AIM: Transcribe the data in full and exactly, omitting any pictures.

COLLECTED DATA:
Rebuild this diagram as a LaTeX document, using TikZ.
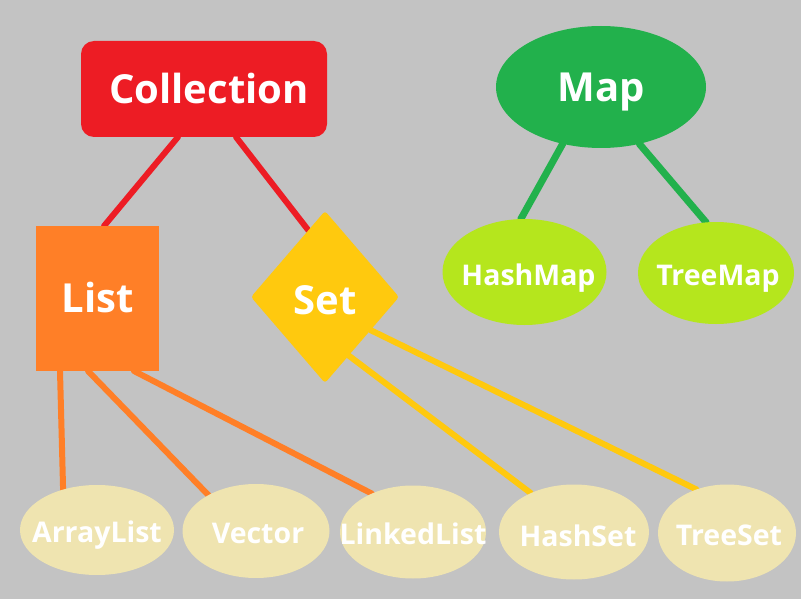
\documentclass[tikz,border=0pt]{standalone}
\usepackage{fontspec}
\setmainfont{Open Sans}
\usetikzlibrary{shapes.geometric,calc}
\definecolor{bgc}{HTML}{C3C3C3}
\definecolor{cred}{HTML}{ED1C24}
\definecolor{cgreen}{HTML}{22B14C}
\definecolor{clime}{HTML}{B5E61D}
\definecolor{corange}{HTML}{FF7F27}
\definecolor{cyellow}{HTML}{FFC90E}
\definecolor{cbeige}{HTML}{EFE4B0}
\pgfdeclarelayer{bglayer}
\pgfdeclarelayer{linelayer}
\pgfsetlayers{bglayer,linelayer,main}
\tikzset{
  big/.style={text=white,font=\bfseries\fontsize{40}{48}\selectfont,inner sep=0pt,text height=28.6pt,text depth=0pt},
  mid/.style={text=white,font=\bfseries\fontsize{28.5}{34}\selectfont,inner sep=0pt,text height=20.4pt,text depth=0pt},
  shapebox/.style={inner sep=0pt,outer sep=0pt},
  leaf/.style={shapebox,ellipse,fill=cbeige},
  conn/.style={line width=6pt,line cap=round},
}
\begin{document}
\begin{tikzpicture}[x=1pt,y=-1pt]
\begin{pgfonlayer}{bglayer}
\fill[bgc] (0,0) rectangle (801,599);
\end{pgfonlayer}
\useasboundingbox (0,0) rectangle (801,599);
% top level
\node[shapebox,fill=cred,rounded corners=13pt,minimum width=246pt,minimum height=96pt,
      label={[big,xshift=5pt]center:Collection}] (coll) at (204,89) {};
\node[shapebox,ellipse,fill=cgreen,minimum width=210pt,minimum height=122pt,
      label={[big]center:Map}] (map) at (601,87) {};
% second level
\node[shapebox,fill=corange,minimum width=123pt,minimum height=145pt,
      label={[big]center:List}] (list) at (97.5,298.5) {};
\node[shapebox,diamond,fill=cyellow,minimum width=148pt,minimum height=172pt,rounded corners=3pt,
      label={[big,yshift=-3pt]center:Set}] (set) at (325,297) {};
\node[shapebox,ellipse,fill=clime,minimum width=164pt,minimum height=106pt,
      label={[mid,yshift=-3pt,xshift=4pt]center:HashMap}] (hm) at (524.5,272) {};
\node[shapebox,ellipse,fill=clime,minimum width=156pt,minimum height=102pt,
      label={[mid,yshift=-2pt,xshift=2pt]center:TreeMap}] (tm) at (716,273) {};
% leaves
\node[leaf,minimum width=154pt,minimum height=90pt,
      label={[mid,yshift=-2pt]center:ArrayList}] (al) at (97,530) {};
\node[leaf,minimum width=147pt,minimum height=94pt,
      label={[mid,yshift=-2pt,xshift=2pt]center:Vector}] (vec) at (256,531) {};
\node[leaf,minimum width=146pt,minimum height=93pt,
      label={[mid,yshift=-2pt]center:LinkedList}] (ll) at (413,532) {};
\node[leaf,minimum width=150pt,minimum height=95pt,
      label={[mid,yshift=-4pt,xshift=4pt]center:HashSet}] (hs) at (574,532) {};
\node[leaf,minimum width=138pt,minimum height=97pt,
      label={[mid,yshift=-2pt,xshift=2pt]center:TreeSet}] (ts) at (727,533) {};
% connectors
\begin{pgfonlayer}{linelayer}
\draw[conn,cred] ([xshift=-26pt]coll.south) -- ([xshift=6.5pt]list.north);
\draw[conn,cred] ([xshift=32pt]coll.south) -- (set.104);
\draw[conn,cgreen,line width=7pt] (map.236) -- (hm.94);
\draw[conn,cgreen,line width=7pt] (map.-56) -- (tm.101);
\draw[conn,corange] ([xshift=-37.5pt]list.south) -- (al.130);
\draw[conn,corange] ([xshift=-9.5pt]list.south) -- (vec.143);
\draw[conn,corange] ([xshift=36.5pt]list.south) -- (ll.137);
\draw[conn,cyellow] (set.-68) -- (hs.138);
\draw[conn,cyellow] (set.-36) -- (ts.125);
\end{pgfonlayer}
\end{tikzpicture}
\end{document}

TASK SOLUTION:
Rebuild this diagram as a LaTeX document, using TikZ.
\documentclass[tikz,border=0pt]{standalone}
\usepackage{fontspec}
\setmainfont{Open Sans}
\usetikzlibrary{shapes.geometric,calc}
\definecolor{bgc}{HTML}{C3C3C3}
\definecolor{cred}{HTML}{ED1C24}
\definecolor{cgreen}{HTML}{22B14C}
\definecolor{clime}{HTML}{B5E61D}
\definecolor{corange}{HTML}{FF7F27}
\definecolor{cyellow}{HTML}{FFC90E}
\definecolor{cbeige}{HTML}{EFE4B0}
\pgfdeclarelayer{bglayer}
\pgfdeclarelayer{linelayer}
\pgfsetlayers{bglayer,linelayer,main}
\tikzset{
  big/.style={text=white,font=\bfseries\fontsize{40}{48}\selectfont,inner sep=0pt,text height=28.6pt,text depth=0pt},
  mid/.style={text=white,font=\bfseries\fontsize{28.5}{34}\selectfont,inner sep=0pt,text height=20.4pt,text depth=0pt},
  shapebox/.style={inner sep=0pt,outer sep=0pt},
  leaf/.style={shapebox,ellipse,fill=cbeige},
  conn/.style={line width=6pt,line cap=round},
}
\begin{document}
\begin{tikzpicture}[x=1pt,y=-1pt]
\begin{pgfonlayer}{bglayer}
\fill[bgc] (0,0) rectangle (801,599);
\end{pgfonlayer}
\useasboundingbox (0,0) rectangle (801,599);
% top level
\node[shapebox,fill=cred,rounded corners=13pt,minimum width=246pt,minimum height=96pt,
      label={[big,xshift=5pt]center:Collection}] (coll) at (204,89) {};
\node[shapebox,ellipse,fill=cgreen,minimum width=210pt,minimum height=122pt,
      label={[big]center:Map}] (map) at (601,87) {};
% second level
\node[shapebox,fill=corange,minimum width=123pt,minimum height=145pt,
      label={[big]center:List}] (list) at (97.5,298.5) {};
\node[shapebox,diamond,fill=cyellow,minimum width=148pt,minimum height=172pt,rounded corners=3pt,
      label={[big,yshift=-3pt]center:Set}] (set) at (325,297) {};
\node[shapebox,ellipse,fill=clime,minimum width=164pt,minimum height=106pt,
      label={[mid,yshift=-3pt,xshift=4pt]center:HashMap}] (hm) at (524.5,272) {};
\node[shapebox,ellipse,fill=clime,minimum width=156pt,minimum height=102pt,
      label={[mid,yshift=-2pt,xshift=2pt]center:TreeMap}] (tm) at (716,273) {};
% leaves
\node[leaf,minimum width=154pt,minimum height=90pt,
      label={[mid,yshift=-2pt]center:ArrayList}] (al) at (97,530) {};
\node[leaf,minimum width=147pt,minimum height=94pt,
      label={[mid,yshift=-2pt,xshift=2pt]center:Vector}] (vec) at (256,531) {};
\node[leaf,minimum width=146pt,minimum height=93pt,
      label={[mid,yshift=-2pt]center:LinkedList}] (ll) at (413,532) {};
\node[leaf,minimum width=150pt,minimum height=95pt,
      label={[mid,yshift=-4pt,xshift=4pt]center:HashSet}] (hs) at (574,532) {};
\node[leaf,minimum width=138pt,minimum height=97pt,
      label={[mid,yshift=-2pt,xshift=2pt]center:TreeSet}] (ts) at (727,533) {};
% connectors
\begin{pgfonlayer}{linelayer}
\draw[conn,cred] ([xshift=-26pt]coll.south) -- ([xshift=6.5pt]list.north);
\draw[conn,cred] ([xshift=32pt]coll.south) -- (set.104);
\draw[conn,cgreen,line width=7pt] (map.236) -- (hm.94);
\draw[conn,cgreen,line width=7pt] (map.-56) -- (tm.101);
\draw[conn,corange] ([xshift=-37.5pt]list.south) -- (al.130);
\draw[conn,corange] ([xshift=-9.5pt]list.south) -- (vec.143);
\draw[conn,corange] ([xshift=36.5pt]list.south) -- (ll.137);
\draw[conn,cyellow] (set.-68) -- (hs.138);
\draw[conn,cyellow] (set.-36) -- (ts.125);
\end{pgfonlayer}
\end{tikzpicture}
\end{document}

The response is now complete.